A performing monotonic UUID variant, does it make sense?

Because of supporting offline clients I unfortunately have to replace some of my integer Primary Key’s for UUID’s (but not necessarily the 128-bit RFC 4122 version). I’m on Postgres 12 (could upgrade to 13, but there seems nothing in the changelog related to this). What would be the best performing option? I have some thoughts written below. Any insights/answers?

Length.

To improve overall performance, I am assuming that shorter is better for the PK.

Monotony.

As I have a degree of control over the application, for example there cannot be more than one ID per second, I can have a key that is shorter than the typical UUID, which I think is pretty long.

I have been informing myself on Postgres PK’s, and learned that they are B-Tree’s, and may (if I understand it correctly) benefit from monotonically increasing values.

I’m thinking of making a Base36 key composed of three parts:

  1. The Unix epoch in Base36 (6 characters, monotonic) (for ex. right now it’s feb-7 2021, or 1612725396 seconds since 1-1-1970 => QO6AVO)

  2. ..followed by a 4 character Base36 client fingerprint, which is reoccurring, but still a random number.

  3. ..and a Base36 random number of 5-7 positions (still contemplating the length) which would not be monotonic at all.
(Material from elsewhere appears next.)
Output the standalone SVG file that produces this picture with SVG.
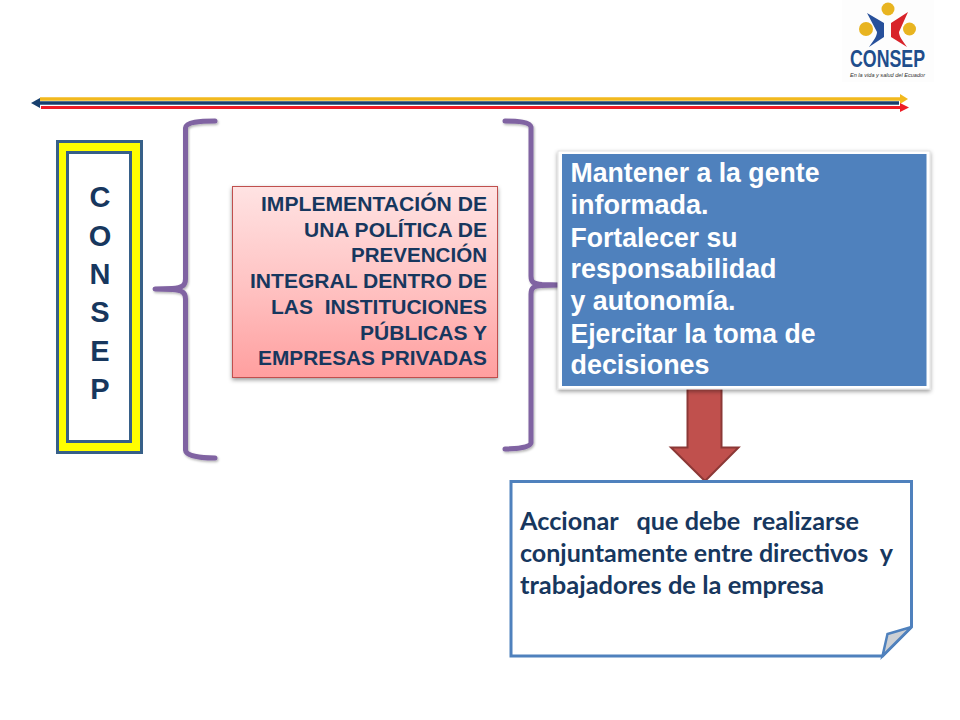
<svg xmlns="http://www.w3.org/2000/svg" width="960" height="720" viewBox="0 0 960 720">
<style>
.sans{font-family:"Liberation Sans",Arial,sans-serif;font-weight:bold}
.navy{fill:#17375e}
.brace{fill:none;stroke:#8064a2;stroke-width:5;stroke-linecap:round;stroke-linejoin:round;filter:url(#soft)}
.red{font-size:20px;text-anchor:end}
.white{font-size:27px;fill:#fff}
.note{font-family:Lato,"Open Sans",sans-serif;font-weight:bold;font-size:24px}
</style>
<defs>
<linearGradient id="pink" x1="0" y1="0" x2="0" y2="1"><stop offset="0" stop-color="#ffe3e3"/><stop offset="0.5" stop-color="#ffc4c4"/><stop offset="1" stop-color="#ff9f9f"/></linearGradient>
<filter id="soft" x="-20%" y="-5%" width="140%" height="110%"><feDropShadow dx="1" dy="1.5" stdDeviation="1.2" flood-color="#000" flood-opacity="0.3"/></filter>
<filter id="shadow" x="-5%" y="-5%" width="110%" height="110%"><feDropShadow dx="0" dy="2" stdDeviation="2" flood-color="#000" flood-opacity="0.4"/></filter>
</defs>
<rect width="960" height="720" fill="#fff"/>
<g id="logo">
<rect x="842" y="0" width="92" height="82" fill="#fdfdfd"/>
<circle cx="888" cy="9" r="6.500" fill="#e8b420"/>
<circle cx="866" cy="29" r="7" fill="#e8b420"/>
<circle cx="909.500" cy="29" r="6.500" fill="#e8b420"/>
<path d="M867 13L884 23V37L869 47C874 40 877 36 877 32Z" fill="#27509b"/>
<path d="M908 12L891 23V37L907 47C902 40 899 36 899 32Z" fill="#d8232a"/>
<text x="887.500" y="66.500" text-anchor="middle" font-family="Liberation Sans,Arial,sans-serif" font-weight="bold" font-size="23" fill="#1f4e8c" textLength="75" lengthAdjust="spacingAndGlyphs">CONSEP</text>
<text x="887.500" y="77" text-anchor="middle" font-family="Liberation Sans,Arial,sans-serif" font-style="italic" font-size="6" fill="#333" textLength="75" lengthAdjust="spacingAndGlyphs">En la vida y salud del Ecuador</text>
</g>
<g id="connectors">
<path d="M40 99H900" stroke="#f2b91e" stroke-width="3.500"/>
<path d="M900 94L908 99L900 104Z" fill="#f2b91e"/>
<path d="M38 103H899" stroke="#17406e" stroke-width="3.500"/>
<path d="M31 103L40 98V108Z" fill="#17406e"/>
<path d="M41 107.500H900" stroke="#ee1c25" stroke-width="3"/>
<path d="M900 103L909 107.500L900 112Z" fill="#ee1c25"/>
<path class="brace" d="M215 121C200 121 186 122 185.500 128V279C185.500 285 183 288 172 288.500L155 289L172 289.500C183 290 185.500 293 185.500 299V450C186 456 200 458 215 458"/>
<path class="brace" d="M505 121C518 121 530 122 531 127V276C531 282 533 284 542 284.500L560 285L542 285.500C533 286 531 288 531 294V443C530 447 518 449 505 449"/>
<path d="M687.500 387.500H721.500V447.500H738.500L705 481L671 447.500H687.500Z" fill="#c0504d" stroke="#8c3836" stroke-width="2"/>
</g>
<g id="consep">
<rect x="57.500" y="141.500" width="84" height="311" fill="#ffff00" stroke="#376088" stroke-width="3"/>
<rect x="67.500" y="152.500" width="63" height="289" fill="#fff" stroke="#376088" stroke-width="3"/>
<g class="sans navy" font-size="29" text-anchor="middle">
<text x="100" y="207">C</text>
<text x="100" y="246">O</text>
<text x="100" y="284">N</text>
<text x="100" y="322">S</text>
<text x="100" y="361">E</text>
<text x="100" y="399">P</text>
</g>
</g>
<g id="implementacion">
<rect x="232.500" y="186.500" width="265" height="191" fill="url(#pink)" stroke="#c0504d" filter="url(#shadow)"/>
<g class="sans navy red">
<text x="487" y="211" textLength="226" lengthAdjust="spacingAndGlyphs">IMPLEMENTACIÓN DE</text>
<text x="487" y="237" textLength="183" lengthAdjust="spacingAndGlyphs">UNA POLÍTICA DE</text>
<text x="487" y="262" textLength="136" lengthAdjust="spacingAndGlyphs">PREVENCIÓN</text>
<text x="487" y="288" textLength="237" lengthAdjust="spacingAndGlyphs">INTEGRAL DENTRO DE</text>
<text x="487" y="314" textLength="216" lengthAdjust="spacingAndGlyphs" xml:space="preserve">LAS  INSTITUCIONES</text>
<text x="487" y="340" textLength="127" lengthAdjust="spacingAndGlyphs">PÚBLICAS Y</text>
<text x="487" y="365" textLength="229" lengthAdjust="spacingAndGlyphs">EMPRESAS PRIVADAS</text>
</g>
</g>
<g id="mantener">
<rect x="558" y="151" width="372" height="238" fill="#fff" stroke="#e4e4e4" filter="url(#shadow)"/>
<rect x="562" y="154" width="364.500" height="232" fill="#4f81bd"/>
<g class="sans white">
<text x="570.500" y="182" textLength="249" lengthAdjust="spacingAndGlyphs">Mantener a la gente</text>
<text x="570.500" y="214" textLength="138" lengthAdjust="spacingAndGlyphs">informada.</text>
<text x="570.500" y="247" textLength="167" lengthAdjust="spacingAndGlyphs">Fortalecer su</text>
<text x="570.500" y="278" textLength="206" lengthAdjust="spacingAndGlyphs">responsabilidad</text>
<text x="570.500" y="310" textLength="165" lengthAdjust="spacingAndGlyphs">y autonomía.</text>
<text x="570.500" y="343" textLength="245" lengthAdjust="spacingAndGlyphs">Ejercitar la toma de</text>
<text x="570.500" y="374" textLength="139" lengthAdjust="spacingAndGlyphs">decisiones</text>
</g>
</g>
<g id="accionar">
<path d="M511 481.500H911.500V627L882.500 656H511Z" fill="#fff" stroke="#4f81bd" stroke-width="3"/>
<path d="M911.500 627L887.500 634L882.500 656Z" fill="#cdd0d4" stroke="#4f81bd" stroke-width="2.500"/>
<g class="note navy">
<text x="520" y="530" textLength="339" lengthAdjust="spacingAndGlyphs" xml:space="preserve">Accionar   que debe  realizarse</text>
<text x="520" y="562" textLength="373" lengthAdjust="spacingAndGlyphs" xml:space="preserve">conjuntamente entre directivos  y</text>
<text x="520" y="594" textLength="304" lengthAdjust="spacingAndGlyphs">trabajadores de la empresa</text>
</g>
</g>
</svg>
The resulting key will thus not be entirely monotonous, but still somewhat.

Datatype.

A key could look like for example: QO6AVO2N9C5O6AQT1 and could be saved as VARCHAR(17) or as BIGINT or BIGSERIAL. What would be more performant, and why? I read different opinions on it on various blogs…

Alternatively, I could use the CUID provided by https://www.npmjs.com/package/cuid. Also a Base36, but it is slightly larger, but has the same level of monotony. Allegedly there are DB’s that use that package for there native ID generation.

Security.

A benefit of UUID’s is that they cannot be guessed. My application has no need of that.